▶ What you should do: Within the entries below, find the portion that opens with the line containing "Output the Python" and closes with the line containing "fecr2o4 = (0.0, 0.679)". Retype that portion exactly and only.

(Source code of charts)
_ _ _ _

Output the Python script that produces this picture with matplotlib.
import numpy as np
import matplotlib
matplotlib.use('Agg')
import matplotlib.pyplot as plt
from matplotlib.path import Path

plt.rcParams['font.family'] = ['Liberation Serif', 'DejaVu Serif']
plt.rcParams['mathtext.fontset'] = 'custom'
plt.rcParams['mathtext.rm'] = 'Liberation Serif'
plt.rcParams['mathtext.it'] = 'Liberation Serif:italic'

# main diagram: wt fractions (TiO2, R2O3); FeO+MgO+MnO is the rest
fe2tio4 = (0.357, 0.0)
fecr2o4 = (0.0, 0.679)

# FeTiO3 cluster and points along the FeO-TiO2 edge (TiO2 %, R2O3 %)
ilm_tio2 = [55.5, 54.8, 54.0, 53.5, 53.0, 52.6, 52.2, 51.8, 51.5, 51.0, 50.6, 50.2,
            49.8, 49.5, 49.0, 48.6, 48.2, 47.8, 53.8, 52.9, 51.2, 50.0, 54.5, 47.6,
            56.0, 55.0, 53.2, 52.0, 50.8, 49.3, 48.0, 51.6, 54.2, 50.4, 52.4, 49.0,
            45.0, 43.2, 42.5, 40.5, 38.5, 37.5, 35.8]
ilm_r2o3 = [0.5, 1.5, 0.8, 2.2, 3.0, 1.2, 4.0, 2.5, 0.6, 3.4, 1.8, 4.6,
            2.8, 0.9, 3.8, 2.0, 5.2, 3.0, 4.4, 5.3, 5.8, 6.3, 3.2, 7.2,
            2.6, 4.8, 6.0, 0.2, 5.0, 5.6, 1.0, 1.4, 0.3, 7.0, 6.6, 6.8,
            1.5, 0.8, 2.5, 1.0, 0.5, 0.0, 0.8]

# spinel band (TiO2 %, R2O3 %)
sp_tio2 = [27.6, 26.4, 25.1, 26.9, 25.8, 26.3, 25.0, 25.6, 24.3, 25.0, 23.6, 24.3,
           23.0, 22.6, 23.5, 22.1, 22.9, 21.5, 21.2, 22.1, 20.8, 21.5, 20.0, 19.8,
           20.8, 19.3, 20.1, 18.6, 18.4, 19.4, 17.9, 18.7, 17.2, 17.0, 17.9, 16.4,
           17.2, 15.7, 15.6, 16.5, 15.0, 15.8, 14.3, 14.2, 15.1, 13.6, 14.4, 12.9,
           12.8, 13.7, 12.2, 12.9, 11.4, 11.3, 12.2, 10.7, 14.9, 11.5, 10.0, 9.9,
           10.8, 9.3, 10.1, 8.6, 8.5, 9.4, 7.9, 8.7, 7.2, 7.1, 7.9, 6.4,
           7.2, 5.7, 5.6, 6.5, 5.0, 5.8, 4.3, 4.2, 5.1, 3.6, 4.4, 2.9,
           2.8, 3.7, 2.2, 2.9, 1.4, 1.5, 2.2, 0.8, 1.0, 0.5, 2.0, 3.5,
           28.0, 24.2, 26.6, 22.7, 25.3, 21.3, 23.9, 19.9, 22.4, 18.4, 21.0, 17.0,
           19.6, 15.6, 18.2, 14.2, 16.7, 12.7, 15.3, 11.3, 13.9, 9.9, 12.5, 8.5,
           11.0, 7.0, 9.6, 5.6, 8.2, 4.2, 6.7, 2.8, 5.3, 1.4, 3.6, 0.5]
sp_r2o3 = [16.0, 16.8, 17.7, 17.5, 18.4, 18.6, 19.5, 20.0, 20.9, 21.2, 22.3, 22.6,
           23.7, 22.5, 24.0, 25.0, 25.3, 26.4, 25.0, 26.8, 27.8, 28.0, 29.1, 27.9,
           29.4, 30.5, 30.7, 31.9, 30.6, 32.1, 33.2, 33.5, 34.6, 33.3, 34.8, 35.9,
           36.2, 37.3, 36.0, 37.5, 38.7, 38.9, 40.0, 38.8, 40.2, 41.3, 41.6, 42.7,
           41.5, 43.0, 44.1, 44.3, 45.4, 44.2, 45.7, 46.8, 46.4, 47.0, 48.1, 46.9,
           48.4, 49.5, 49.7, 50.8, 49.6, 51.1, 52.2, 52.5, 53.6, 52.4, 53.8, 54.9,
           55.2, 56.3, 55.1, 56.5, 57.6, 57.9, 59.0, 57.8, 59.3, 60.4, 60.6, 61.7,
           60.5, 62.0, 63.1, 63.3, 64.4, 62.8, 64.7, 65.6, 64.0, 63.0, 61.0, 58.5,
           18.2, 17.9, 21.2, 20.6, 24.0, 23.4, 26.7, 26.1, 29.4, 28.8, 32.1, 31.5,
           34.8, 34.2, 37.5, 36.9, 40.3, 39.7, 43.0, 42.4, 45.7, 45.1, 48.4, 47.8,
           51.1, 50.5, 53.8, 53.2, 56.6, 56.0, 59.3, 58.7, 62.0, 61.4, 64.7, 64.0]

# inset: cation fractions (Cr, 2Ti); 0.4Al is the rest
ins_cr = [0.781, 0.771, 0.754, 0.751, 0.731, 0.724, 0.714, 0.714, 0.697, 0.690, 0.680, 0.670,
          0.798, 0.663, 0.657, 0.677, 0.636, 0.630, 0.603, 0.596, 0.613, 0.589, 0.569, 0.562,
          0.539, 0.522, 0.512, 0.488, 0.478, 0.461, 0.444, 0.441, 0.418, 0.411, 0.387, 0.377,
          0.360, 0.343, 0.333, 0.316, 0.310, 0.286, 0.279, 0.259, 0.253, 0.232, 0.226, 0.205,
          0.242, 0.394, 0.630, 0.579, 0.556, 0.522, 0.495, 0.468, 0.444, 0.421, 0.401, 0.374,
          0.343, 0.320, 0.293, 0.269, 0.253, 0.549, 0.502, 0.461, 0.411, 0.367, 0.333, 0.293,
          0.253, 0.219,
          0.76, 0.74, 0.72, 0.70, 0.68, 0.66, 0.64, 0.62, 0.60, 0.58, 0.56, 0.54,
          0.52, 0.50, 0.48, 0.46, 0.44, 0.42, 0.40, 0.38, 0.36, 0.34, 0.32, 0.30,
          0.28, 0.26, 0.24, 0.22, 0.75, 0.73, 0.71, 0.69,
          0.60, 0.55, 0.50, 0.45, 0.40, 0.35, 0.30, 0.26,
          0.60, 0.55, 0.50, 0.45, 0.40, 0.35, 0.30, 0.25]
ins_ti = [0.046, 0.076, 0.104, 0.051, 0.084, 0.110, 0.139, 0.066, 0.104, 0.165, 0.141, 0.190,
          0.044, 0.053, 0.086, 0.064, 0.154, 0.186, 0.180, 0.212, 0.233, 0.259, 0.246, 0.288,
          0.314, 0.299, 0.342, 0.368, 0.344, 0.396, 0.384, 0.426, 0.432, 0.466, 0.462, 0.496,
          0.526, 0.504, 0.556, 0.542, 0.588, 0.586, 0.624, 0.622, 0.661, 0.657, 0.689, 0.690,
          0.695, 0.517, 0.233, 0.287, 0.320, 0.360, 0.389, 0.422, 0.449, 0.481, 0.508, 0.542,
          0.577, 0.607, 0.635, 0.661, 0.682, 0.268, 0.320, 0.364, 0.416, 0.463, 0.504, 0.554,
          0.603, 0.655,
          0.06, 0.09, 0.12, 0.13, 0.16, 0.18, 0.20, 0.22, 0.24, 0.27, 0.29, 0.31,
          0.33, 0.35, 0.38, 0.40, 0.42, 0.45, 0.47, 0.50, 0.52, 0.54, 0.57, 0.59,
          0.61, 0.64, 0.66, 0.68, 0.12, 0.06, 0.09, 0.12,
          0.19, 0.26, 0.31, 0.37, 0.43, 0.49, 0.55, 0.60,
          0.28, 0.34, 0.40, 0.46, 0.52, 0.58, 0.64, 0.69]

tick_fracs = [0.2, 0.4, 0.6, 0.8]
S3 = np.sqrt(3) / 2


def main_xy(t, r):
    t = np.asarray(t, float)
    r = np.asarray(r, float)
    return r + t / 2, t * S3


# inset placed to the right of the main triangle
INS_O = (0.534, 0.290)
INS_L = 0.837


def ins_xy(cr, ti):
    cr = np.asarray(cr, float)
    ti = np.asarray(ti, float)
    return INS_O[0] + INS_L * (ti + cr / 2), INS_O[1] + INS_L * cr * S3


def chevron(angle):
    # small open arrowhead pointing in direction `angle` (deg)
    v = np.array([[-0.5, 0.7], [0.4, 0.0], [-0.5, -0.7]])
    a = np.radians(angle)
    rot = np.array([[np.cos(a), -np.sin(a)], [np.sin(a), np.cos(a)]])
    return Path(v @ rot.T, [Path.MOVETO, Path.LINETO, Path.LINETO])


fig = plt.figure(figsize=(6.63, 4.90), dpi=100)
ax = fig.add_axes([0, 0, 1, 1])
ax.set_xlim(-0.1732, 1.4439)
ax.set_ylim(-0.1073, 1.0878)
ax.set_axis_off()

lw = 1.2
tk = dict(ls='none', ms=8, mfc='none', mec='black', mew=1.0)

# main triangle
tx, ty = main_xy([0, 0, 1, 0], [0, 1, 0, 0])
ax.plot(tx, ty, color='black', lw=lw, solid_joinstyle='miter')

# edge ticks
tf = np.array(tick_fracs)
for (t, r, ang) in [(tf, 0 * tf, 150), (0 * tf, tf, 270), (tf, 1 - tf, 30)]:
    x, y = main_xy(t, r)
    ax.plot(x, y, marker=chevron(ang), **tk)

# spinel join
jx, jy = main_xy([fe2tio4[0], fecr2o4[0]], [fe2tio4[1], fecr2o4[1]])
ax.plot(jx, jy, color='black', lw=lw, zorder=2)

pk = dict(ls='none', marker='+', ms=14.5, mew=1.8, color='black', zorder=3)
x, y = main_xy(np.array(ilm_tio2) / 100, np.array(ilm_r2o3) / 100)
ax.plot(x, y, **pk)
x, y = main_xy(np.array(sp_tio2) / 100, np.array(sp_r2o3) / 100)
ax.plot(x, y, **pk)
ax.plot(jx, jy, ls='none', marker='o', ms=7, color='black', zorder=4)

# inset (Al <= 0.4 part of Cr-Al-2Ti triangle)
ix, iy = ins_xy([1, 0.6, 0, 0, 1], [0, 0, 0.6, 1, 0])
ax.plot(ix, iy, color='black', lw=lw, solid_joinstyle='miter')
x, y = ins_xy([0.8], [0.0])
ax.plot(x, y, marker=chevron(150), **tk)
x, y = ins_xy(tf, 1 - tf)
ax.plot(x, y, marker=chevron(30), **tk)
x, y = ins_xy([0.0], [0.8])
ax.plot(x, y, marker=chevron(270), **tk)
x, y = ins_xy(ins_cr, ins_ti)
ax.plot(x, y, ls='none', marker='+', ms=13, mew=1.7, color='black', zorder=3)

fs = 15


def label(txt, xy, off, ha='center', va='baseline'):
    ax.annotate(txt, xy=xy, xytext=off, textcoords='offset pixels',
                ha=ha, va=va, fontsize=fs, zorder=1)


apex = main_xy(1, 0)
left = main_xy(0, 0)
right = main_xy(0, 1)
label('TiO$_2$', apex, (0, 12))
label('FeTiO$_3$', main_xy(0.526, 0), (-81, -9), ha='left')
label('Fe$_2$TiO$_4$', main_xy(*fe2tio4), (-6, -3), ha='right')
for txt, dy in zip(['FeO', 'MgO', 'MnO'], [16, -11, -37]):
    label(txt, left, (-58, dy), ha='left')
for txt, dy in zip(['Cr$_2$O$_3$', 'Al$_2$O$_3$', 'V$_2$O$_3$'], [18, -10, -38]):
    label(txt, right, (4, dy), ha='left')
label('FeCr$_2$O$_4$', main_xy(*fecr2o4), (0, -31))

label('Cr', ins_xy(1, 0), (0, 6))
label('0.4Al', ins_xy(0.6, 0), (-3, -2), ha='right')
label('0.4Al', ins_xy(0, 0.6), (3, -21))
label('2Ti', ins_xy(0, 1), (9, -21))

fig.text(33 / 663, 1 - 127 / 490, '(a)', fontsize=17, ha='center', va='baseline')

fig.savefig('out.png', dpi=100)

_ _ _ _

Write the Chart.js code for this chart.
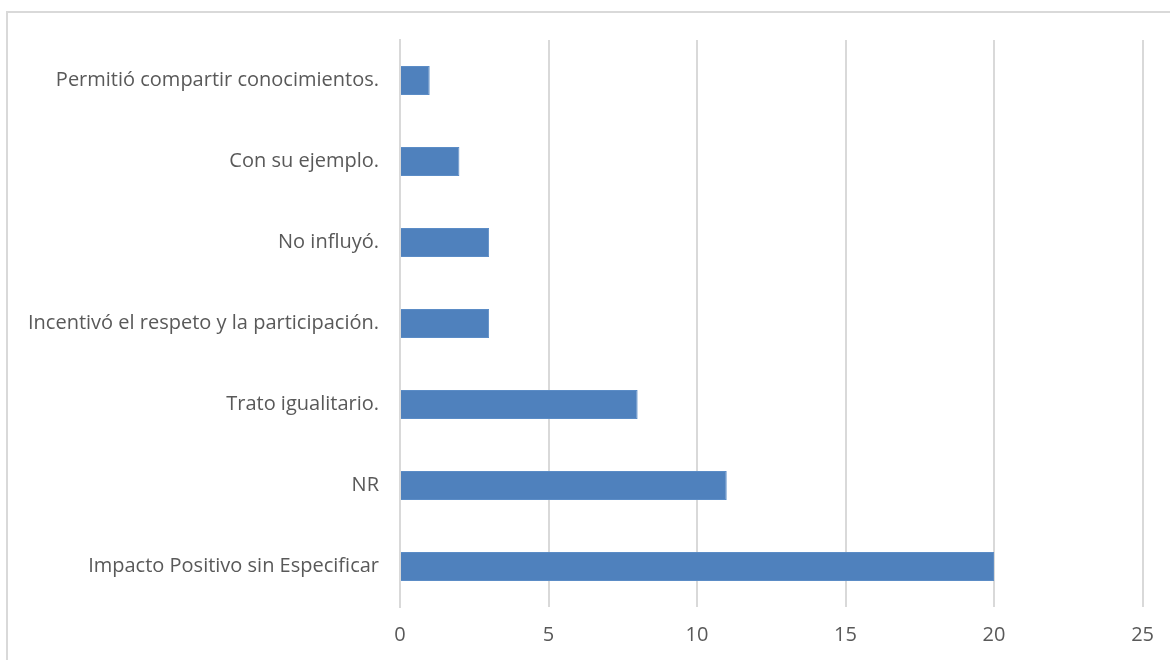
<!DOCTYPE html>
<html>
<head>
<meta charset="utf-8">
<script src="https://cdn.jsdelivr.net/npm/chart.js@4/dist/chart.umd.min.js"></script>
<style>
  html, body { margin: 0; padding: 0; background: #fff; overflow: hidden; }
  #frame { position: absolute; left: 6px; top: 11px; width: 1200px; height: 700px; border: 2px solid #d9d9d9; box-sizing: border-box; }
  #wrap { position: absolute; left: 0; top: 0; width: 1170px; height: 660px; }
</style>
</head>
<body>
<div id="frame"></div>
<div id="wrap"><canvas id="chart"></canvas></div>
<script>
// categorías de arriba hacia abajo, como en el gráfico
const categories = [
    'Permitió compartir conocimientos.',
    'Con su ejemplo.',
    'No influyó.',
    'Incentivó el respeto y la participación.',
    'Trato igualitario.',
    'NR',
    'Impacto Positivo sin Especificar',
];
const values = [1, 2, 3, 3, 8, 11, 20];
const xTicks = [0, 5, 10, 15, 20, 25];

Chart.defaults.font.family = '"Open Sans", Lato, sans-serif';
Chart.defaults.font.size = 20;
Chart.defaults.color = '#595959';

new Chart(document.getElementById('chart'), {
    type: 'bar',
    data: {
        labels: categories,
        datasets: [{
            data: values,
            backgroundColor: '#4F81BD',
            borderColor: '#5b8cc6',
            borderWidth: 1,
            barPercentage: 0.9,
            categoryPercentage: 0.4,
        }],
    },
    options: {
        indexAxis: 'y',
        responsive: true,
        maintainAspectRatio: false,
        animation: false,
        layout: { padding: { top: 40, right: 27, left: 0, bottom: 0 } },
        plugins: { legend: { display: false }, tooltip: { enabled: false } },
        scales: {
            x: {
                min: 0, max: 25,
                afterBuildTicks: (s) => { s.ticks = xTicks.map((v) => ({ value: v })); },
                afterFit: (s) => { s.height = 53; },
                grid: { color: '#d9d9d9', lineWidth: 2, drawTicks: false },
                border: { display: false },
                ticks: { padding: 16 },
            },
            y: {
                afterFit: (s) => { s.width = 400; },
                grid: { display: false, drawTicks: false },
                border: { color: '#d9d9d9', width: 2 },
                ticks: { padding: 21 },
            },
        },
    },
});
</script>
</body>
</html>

_ _ _ _

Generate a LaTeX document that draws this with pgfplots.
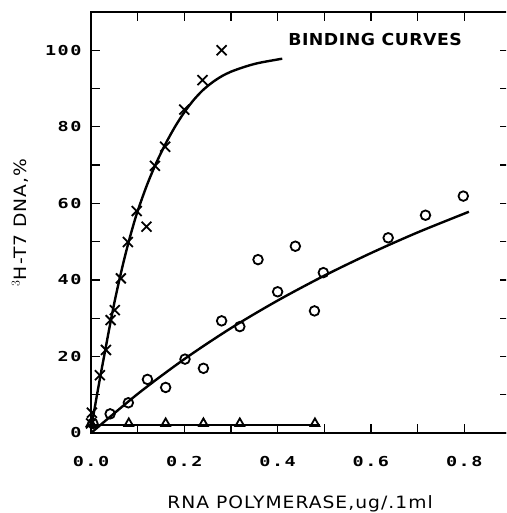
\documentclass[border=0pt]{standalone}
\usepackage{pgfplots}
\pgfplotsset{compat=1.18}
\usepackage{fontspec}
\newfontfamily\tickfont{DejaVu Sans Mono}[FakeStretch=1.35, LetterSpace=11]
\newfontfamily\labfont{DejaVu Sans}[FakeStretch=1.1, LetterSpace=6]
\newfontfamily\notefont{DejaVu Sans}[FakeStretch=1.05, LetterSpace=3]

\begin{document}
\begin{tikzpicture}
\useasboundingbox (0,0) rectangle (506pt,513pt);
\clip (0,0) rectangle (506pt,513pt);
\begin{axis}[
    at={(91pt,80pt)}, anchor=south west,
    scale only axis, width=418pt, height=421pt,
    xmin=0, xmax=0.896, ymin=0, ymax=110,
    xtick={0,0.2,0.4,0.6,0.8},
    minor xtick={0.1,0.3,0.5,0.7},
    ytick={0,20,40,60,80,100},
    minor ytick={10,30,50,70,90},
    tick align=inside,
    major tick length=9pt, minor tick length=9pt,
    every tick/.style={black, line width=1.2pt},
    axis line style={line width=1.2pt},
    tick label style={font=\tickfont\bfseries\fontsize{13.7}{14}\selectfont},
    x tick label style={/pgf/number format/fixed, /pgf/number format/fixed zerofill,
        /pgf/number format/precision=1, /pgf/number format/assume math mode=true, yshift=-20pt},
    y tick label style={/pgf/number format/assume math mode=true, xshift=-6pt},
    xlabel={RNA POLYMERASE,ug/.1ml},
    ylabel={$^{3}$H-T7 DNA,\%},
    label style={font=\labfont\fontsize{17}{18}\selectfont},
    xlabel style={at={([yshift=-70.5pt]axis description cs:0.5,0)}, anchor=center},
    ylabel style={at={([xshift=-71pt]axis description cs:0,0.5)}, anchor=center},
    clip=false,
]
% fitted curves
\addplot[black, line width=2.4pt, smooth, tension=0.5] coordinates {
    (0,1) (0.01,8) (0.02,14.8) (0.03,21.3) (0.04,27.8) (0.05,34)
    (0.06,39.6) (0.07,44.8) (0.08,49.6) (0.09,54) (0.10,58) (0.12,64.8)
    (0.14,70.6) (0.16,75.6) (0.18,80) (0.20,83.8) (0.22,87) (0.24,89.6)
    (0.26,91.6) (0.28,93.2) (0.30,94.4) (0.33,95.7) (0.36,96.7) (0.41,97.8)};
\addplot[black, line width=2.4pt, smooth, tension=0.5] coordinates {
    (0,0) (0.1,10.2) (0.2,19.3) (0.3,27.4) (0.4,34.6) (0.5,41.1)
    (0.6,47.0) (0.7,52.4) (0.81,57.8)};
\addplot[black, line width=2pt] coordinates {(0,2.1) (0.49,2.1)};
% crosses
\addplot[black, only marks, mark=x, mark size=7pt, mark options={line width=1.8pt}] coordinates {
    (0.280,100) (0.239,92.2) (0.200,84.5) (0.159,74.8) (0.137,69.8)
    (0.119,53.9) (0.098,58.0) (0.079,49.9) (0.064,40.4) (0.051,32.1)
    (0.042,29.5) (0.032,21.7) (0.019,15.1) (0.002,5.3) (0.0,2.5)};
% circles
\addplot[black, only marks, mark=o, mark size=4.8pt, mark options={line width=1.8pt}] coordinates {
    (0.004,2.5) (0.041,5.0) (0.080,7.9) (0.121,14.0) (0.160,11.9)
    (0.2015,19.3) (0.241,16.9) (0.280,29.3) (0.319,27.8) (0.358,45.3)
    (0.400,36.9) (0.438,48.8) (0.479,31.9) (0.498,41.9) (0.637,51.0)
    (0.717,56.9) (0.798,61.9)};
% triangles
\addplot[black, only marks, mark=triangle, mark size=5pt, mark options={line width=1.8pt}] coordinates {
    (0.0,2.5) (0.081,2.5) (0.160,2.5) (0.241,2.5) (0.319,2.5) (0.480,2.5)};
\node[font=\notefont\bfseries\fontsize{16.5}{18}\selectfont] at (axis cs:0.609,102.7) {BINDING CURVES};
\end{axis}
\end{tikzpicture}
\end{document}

_ _ _ _

▶ Output for this task:
Output the Python script that produces this picture with matplotlib.
import numpy as np
import matplotlib
matplotlib.use('Agg')
import matplotlib.pyplot as plt
from matplotlib.path import Path

plt.rcParams['font.family'] = ['Liberation Serif', 'DejaVu Serif']
plt.rcParams['mathtext.fontset'] = 'custom'
plt.rcParams['mathtext.rm'] = 'Liberation Serif'
plt.rcParams['mathtext.it'] = 'Liberation Serif:italic'

# main diagram: wt fractions (TiO2, R2O3); FeO+MgO+MnO is the rest
fe2tio4 = (0.357, 0.0)
fecr2o4 = (0.0, 0.679)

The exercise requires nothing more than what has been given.